- [ENTRIES]:
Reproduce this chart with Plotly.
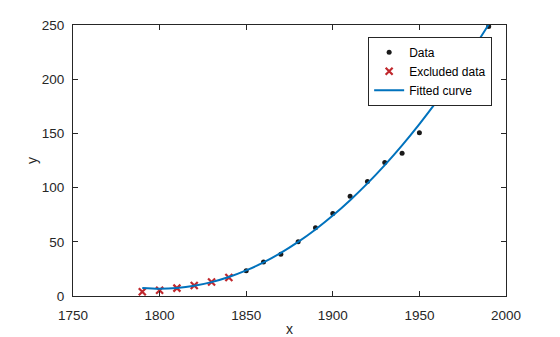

==

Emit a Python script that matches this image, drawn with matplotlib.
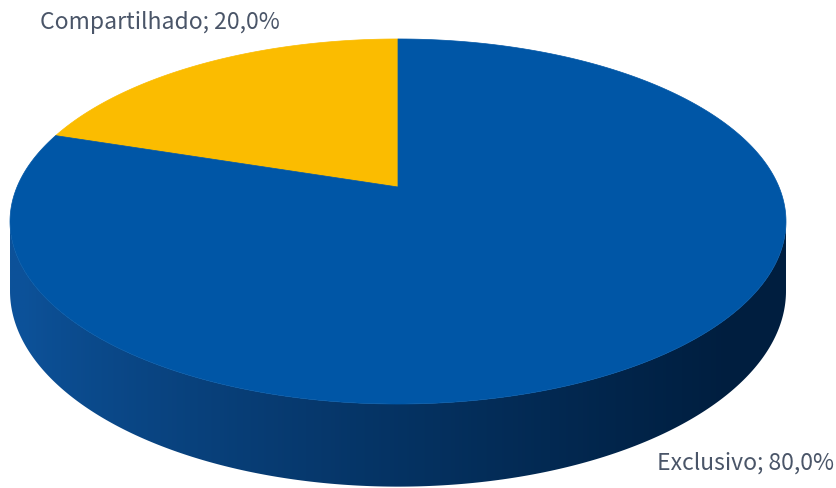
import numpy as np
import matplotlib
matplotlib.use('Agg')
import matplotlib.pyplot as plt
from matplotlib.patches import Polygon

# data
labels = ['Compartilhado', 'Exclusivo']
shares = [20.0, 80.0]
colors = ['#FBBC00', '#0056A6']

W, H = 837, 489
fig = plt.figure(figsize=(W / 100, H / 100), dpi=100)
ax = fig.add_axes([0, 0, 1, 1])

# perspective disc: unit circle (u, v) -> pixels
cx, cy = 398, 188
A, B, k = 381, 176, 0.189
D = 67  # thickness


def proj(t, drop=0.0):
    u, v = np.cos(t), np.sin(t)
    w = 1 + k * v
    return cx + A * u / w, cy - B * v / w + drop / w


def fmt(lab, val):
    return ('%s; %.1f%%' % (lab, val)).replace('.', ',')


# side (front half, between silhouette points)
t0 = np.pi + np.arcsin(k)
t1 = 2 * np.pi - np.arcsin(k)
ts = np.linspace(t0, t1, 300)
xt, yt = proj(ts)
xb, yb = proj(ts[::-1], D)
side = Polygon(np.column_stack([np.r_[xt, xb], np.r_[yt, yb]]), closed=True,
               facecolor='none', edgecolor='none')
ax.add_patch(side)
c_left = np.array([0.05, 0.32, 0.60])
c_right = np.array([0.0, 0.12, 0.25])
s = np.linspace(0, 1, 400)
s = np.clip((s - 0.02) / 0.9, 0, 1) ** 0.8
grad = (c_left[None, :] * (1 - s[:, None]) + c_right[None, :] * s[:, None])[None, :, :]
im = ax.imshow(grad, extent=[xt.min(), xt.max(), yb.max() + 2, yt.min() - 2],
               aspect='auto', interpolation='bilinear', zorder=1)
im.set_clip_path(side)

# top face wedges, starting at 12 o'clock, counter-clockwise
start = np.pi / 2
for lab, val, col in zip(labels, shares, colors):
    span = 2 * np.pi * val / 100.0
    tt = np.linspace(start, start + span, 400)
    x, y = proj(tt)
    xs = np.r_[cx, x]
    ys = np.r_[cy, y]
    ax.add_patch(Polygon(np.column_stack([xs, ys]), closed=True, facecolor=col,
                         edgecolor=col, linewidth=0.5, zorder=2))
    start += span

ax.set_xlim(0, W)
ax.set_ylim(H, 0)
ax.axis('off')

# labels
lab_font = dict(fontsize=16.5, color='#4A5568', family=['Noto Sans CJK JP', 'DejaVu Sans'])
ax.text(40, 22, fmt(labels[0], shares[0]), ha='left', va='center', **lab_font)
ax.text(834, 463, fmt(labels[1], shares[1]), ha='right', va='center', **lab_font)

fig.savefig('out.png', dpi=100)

- [REQUEST]: Write out the lines from the one containing "Emit a Python" down to the one containing "colors = ['#FBBC00', '#0056A6']", both included, exactly as they appear. Leave out any pictures.

- [WRITTEN ANSWER]:
Emit a Python script that matches this image, drawn with matplotlib.
import numpy as np
import matplotlib
matplotlib.use('Agg')
import matplotlib.pyplot as plt
from matplotlib.patches import Polygon

# data
labels = ['Compartilhado', 'Exclusivo']
shares = [20.0, 80.0]
colors = ['#FBBC00', '#0056A6']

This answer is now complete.